Ethics Opinion No. 272

Adopted June 23, 1973

OPINION

The Committee has been asked for its opinion on the propriety of a brochure, circulated by a University Management Development Center operating under the auspices of the College of Business Administration, advertising a seminar on the subject of "How the Businessman Can Represent Himself in Small Claims Court". The brochure contained a detailed agenda for the seminar, some specific information on its cost, the procedure for enrollment and also a small picture of the seminar leader, who is an attorney, and two paragraphs of information relating to his background, past experience and present areas of endeavor. This material, inter alia, stated that the attorney is engaged in private practice in the city of X and reported that he also holds the position of an adjunct instructor in business law at the university.

A lawyer must avoid any direct or indirect form of advertising himself and should not inspire laudatory stories in the press or in other forms of communication. Even when such comments do not take place at his instigation, he should endeavor to avoid their repetition.
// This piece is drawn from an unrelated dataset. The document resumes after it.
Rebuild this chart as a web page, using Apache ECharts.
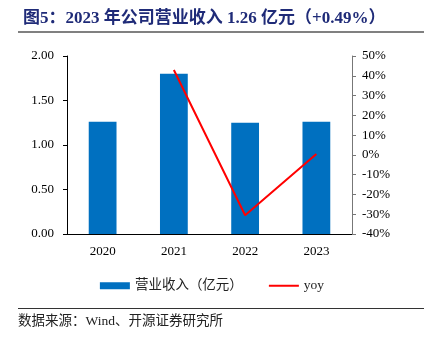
<!DOCTYPE html>
<html><head><meta charset="utf-8">
<script src="https://cdn.jsdelivr.net/npm/echarts@6/dist/echarts.min.js"></script>
<style>html,body{margin:0;padding:0;background:#fff}#c{width:424px;height:345px}</style>
</head><body><div id="c"></div>
<script>
var categories = ['2020', '2021', '2022', '2023'];
var revenue = [1.26, 1.80, 1.25, 1.26];
var yoy = [null, 42.9, -30.5, 0.49];
var leftTicks = [0, 2, 0.5];
var rightTicks = [-40, 50, 10];

var serif = '"Liberation Serif","Times New Roman","Noto Sans CJK SC",serif';
var chart = echarts.init(document.getElementById('c'));
chart.setOption({
  animation: false,
  backgroundColor: '#fff',
  title: {
    text: '图5：2023 年公司营业收入 1.26 亿元（+0.49%）',
    left: 18, top: 5,
    textStyle: {fontFamily: serif, fontSize: 17, fontWeight: 'bold', color: '#1F2B78'}
  },
  graphic: [
    {type: 'rect', shape: {x: 18, y: 31, width: 406, height: 2}, style: {fill: '#808080'}},
    {type: 'rect', shape: {x: 18, y: 308, width: 406, height: 1}, style: {fill: '#333'}},
    {type: 'text', left: 18, top: 315, style: {text: '数据来源：Wind、开源证券研究所', font: '13.5px ' + serif, fill: '#222'}}
  ],
  legend: {
    top: 274, left: 'center', itemGap: 26, itemWidth: 30, itemHeight: 7,
    textStyle: {fontFamily: serif, fontSize: 13.5, color: '#222'},
    data: [{name: '营业收入（亿元）', icon: 'rect'}, {name: 'yoy', icon: 'path://M0,0L30,0L30,2L0,2Z'}]
  },
  grid: {left: 67, right: 72, top: 56, bottom: 111},
  xAxis: {
    type: 'category', data: categories,
    axisLine: {lineStyle: {color: '#000'}},
    axisTick: {inside: true, length: 4, lineStyle: {color: '#000'}},
    axisLabel: {fontFamily: serif, fontSize: 13, color: '#000', margin: 11}
  },
  yAxis: [
    {type: 'value', min: leftTicks[0], max: leftTicks[1], interval: leftTicks[2],
     axisLine: {show: true, lineStyle: {color: '#000'}},
     axisTick: {show: true, length: 4, lineStyle: {color: '#000'}},
     splitLine: {show: false},
     axisLabel: {fontFamily: serif, fontSize: 13, color: '#000', margin: 13,
       formatter: function (v) { return v.toFixed(2); }}},
    {type: 'value', min: rightTicks[0], max: rightTicks[1], interval: rightTicks[2],
     axisLine: {show: true, lineStyle: {color: '#777'}},
     axisTick: {show: true, length: 4, lineStyle: {color: '#777'}},
     splitLine: {show: false},
     axisLabel: {fontFamily: serif, fontSize: 13, color: '#000', margin: 10,
       formatter: '{value}%'}}
  ],
  series: [
    {name: '营业收入（亿元）', type: 'bar', data: revenue, barWidth: '39%',
     itemStyle: {color: '#0070C0'}},
    {name: 'yoy', type: 'line', yAxisIndex: 1, data: yoy, symbol: 'none',
     lineStyle: {color: '#FF0000', width: 2}, itemStyle: {color: '#FF0000'}}
  ]
});
</script></body></html>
Always conforming to the canons relating thereto, an attorney may write legal articles and appear in public as a lecturer or on radio or television. He must take care not to give specific advice on actual legal problems without the relationship of client and lawyer. Code of Professional Responsibility, Canon 2, EC 2_2; EC 2_5. Opinion 262, Oklahoma Bar Association. In this context the attorney must be motivated by a desire to render a service to the community and not to lower the dignity of the profession or to advertise himself by participating in the public appearance.

A lawyer may participate in a seminar on law sponsored by a bar association or other appropriate educational or professional organization. Those attending such seminar may include laymen. The lawyer may be paid for his presentation and services in connection with the seminar. The announcement of the seminar may name the lawyer and give a brief non-laudatory statement of his qualifications. Code of Professional responsibility, DR 2_101(B)(2). If approprise [sic], the attorney's specialty or college decrees may be mentioned. Opinions Nos. 92, 141, 159, 183 American Bar Association; and DR 2_102(F).
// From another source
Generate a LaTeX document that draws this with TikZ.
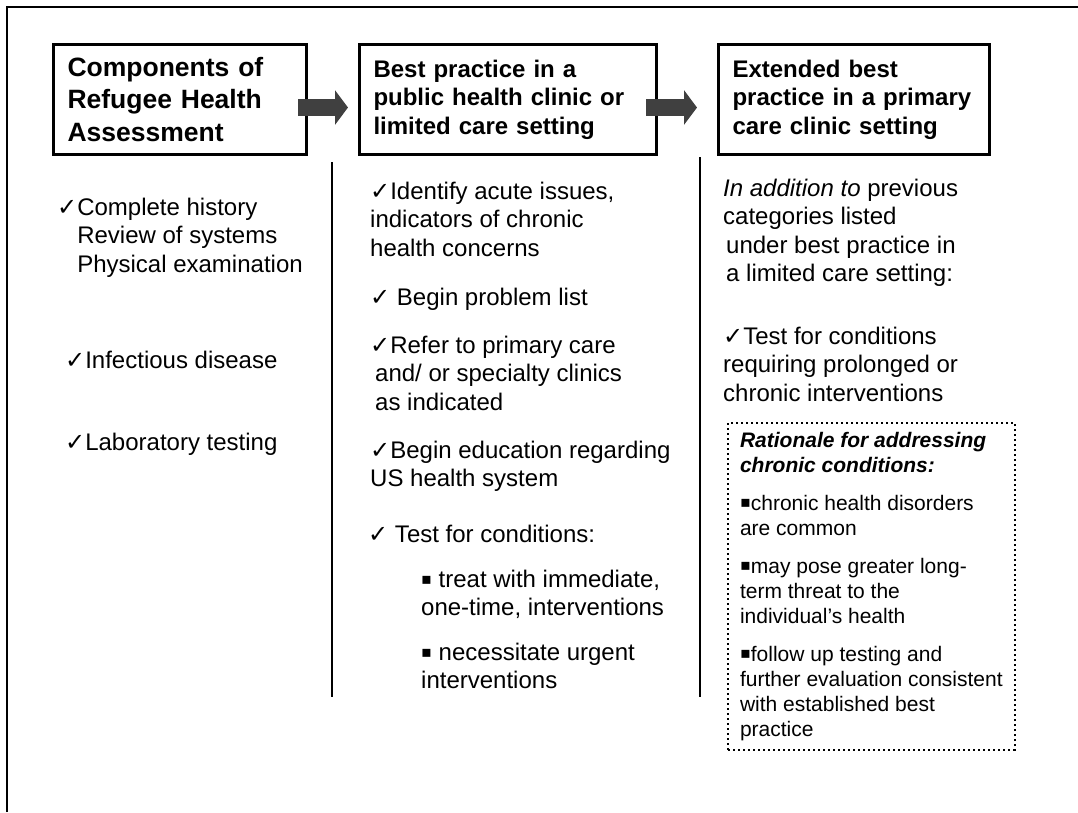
\documentclass[tikz,border=0pt]{standalone}
\usepackage{fontspec}
\setmainfont{Liberation Sans}
\newfontfamily\symfont{DejaVu Sans}
\usetikzlibrary{arrows.meta}
\definecolor{arrowgrey}{RGB}{64,64,64}
\newcommand{\chk}{{\symfont\fontsize{24}{24}\selectfont ✓}}
\newcommand{\sqb}{\raisebox{3pt}{\symfont\fontsize{16}{16}\selectfont ▪}}
\tikzset{
  titlebox/.style={draw, line width=3pt, anchor=north west, align=left,
    inner xsep=14pt, minimum height=110pt,
    font=\bfseries\fontsize{24}{28.5}\selectfont},
  itemtext/.style={anchor=base west, align=left, inner sep=0pt,
    font=\fontsize{24}{28.5}\selectfont},
  flowarrow/.style={line width=17pt, draw=arrowgrey,
    -{Triangle[length=13pt,width=34pt]}},
  divider/.style={line width=1.3pt}
}

\begin{document}
\begin{tikzpicture}[x=1pt,y=-1pt]
  \useasboundingbox (0,0) rectangle (1078,812);
  \draw[line width=2pt] (7,812) -- (7,7) -- (1078,7); % frame

  % heading boxes
  \node[titlebox, text width=225pt, font=\bfseries\fontsize{26.5}{32.5}\selectfont]
    (comp) at (52,43) {Components of\\Refugee Health\\Assessment};
  \node[titlebox, text width=269pt] (basic) at (358,43)
    {Best practice in a\\public health clinic or\\limited care setting};
  \node[titlebox, text width=243pt] (extended) at (717,43)
    {Extended best\\practice in a primary\\care clinic setting};

  \draw[flowarrow] ([shift={(-10pt,-8pt)}]comp.east) -- ([shift={(-10pt,-8pt)}]basic.west);
  \draw[flowarrow] ([shift={(-12pt,-8pt)}]basic.east) -- ([shift={(-20pt,-8pt)}]extended.west);

  \draw[divider] (332,162) -- (332,697);
  \draw[divider] (700,157) -- (700,697);

  % first column (y = baseline of last line)
  \node[itemtext] (history) at (57,272)
    {\chk Complete history\\\phantom{\chk}Review of systems\\\phantom{\chk}Physical examination};
  \node[itemtext] (infect) at (65,368) {\chk Infectious disease};
  \node[itemtext] (labs) at (65,450) {\chk Laboratory testing};

  % second column
  \node[itemtext] (acute) at (370,256)
    {\chk Identify acute issues,\\indicators of chronic\\health concerns};
  \node[itemtext] (problems) at (370,305) {\chk\ Begin problem list};
  \node[itemtext] (refer) at (370,410)
    {\chk Refer to primary care\\\hspace{5pt}and/ or specialty clinics\\\hspace{5pt}as indicated};
  \node[itemtext] (educate) at (370,486.5)
    {\chk Begin education regarding\\US health system};
  \node[itemtext] (testnow) at (368,542) {\chk\ Test for conditions:};
  \node[itemtext] (onetime) at (421,615.5)
    {\sqb\ treat with immediate,\\one-time, interventions};
  \node[itemtext] (urgent) at (421,688.5)
    {\sqb\ necessitate urgent\\interventions};

  % third column
  \node[itemtext] (addition) at (723,281.5)
    {\textit{In addition to} previous\\categories listed\\\hspace{3pt}under best practice in\\\hspace{3pt}a limited care setting:};
  \node[itemtext] (testlong) at (723,401)
    {\chk Test for conditions\\requiring prolonged or\\chronic interventions};

  \node[draw, line width=2pt, dash pattern=on 2pt off 3pt, anchor=north west,
    align=left, inner xsep=12pt, inner ysep=9pt,
    font=\fontsize{21}{25}\selectfont] (rationale) at (727,422)
    {\textbf{\textit{Rationale for addressing}}\\
     \textbf{\textit{chronic conditions:}}\\[13pt]
     \sqb chronic health disorders\\
     are common\\[13pt]
     \sqb may pose greater long-\\
     term threat to the\\
     individual’s health\\[13pt]
     \sqb follow up testing and\\
     further evaluation consistent\\
     with established best\\
     practice};
\end{tikzpicture}
\end{document}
The entire content of the brochure, considering the subject matter of the seminar in question, refutes the presence of unethical conduct by the attorney involved. The circular was designed for and used as an advertising device for the seminar and not as an advertisement by or of the attorney or of his availabilty [sic] for private legal services. This conclusion is supported by the fact that the subject matter of the seminar was instruction to laymen on their personal use of the Small Claims Courts under the laws of the State of Oklahoma. This is an instance where the brochure's information concerning this attorney was pertinent to the seminar and not laudatory of the attorney in any sense.

The Committee concludes that the brochure in question did not constitute unethical advertising or unprofessional conduct by the attorney concerned.

Legal Ethics Committee

The committee has been requested to reconsider Advisory Opinion 1972_5, which concluded that a brochure or flyer advertising a seminar on a specific legal topic and containing only a brief non-laudatory background sketch, with an accompanying photograph, of the attorney who was to lead the discussion, was not unethical advertising or unprofessional conduct by the attorney concerned. The opinion is specifically limited to a brochure or flyer with restricted circulation to those persons having a direct interest in the subject matter under consideration.

The Code of Professional Responsibility urges lawyers to participate in educational and public relations programs concerning our legal system with particular reference to legal problems that frequently arise (Code of Professional Responsibility, Canons, EC 2_2). It would seem patently obvious that the program must be both announced and advertised to those persons interested in the topic. The advertising must be designed to merely call attention to the topic, the area or areas to be covered, the time and place of the meeting and a brief statement relative to the qualification of the lawyer who will lead the discussion. The announcement should not be an advertisement for the attorney or of his availability for private legal service.

The brochure discussed in Advisory Opinion 1972_5, meets the above requirements and was restricted to a limited circulation to those interested in the subject matter to be discussed. Therefore, upon reconsideration, the committee confirms Advisory Opinion 1972_5.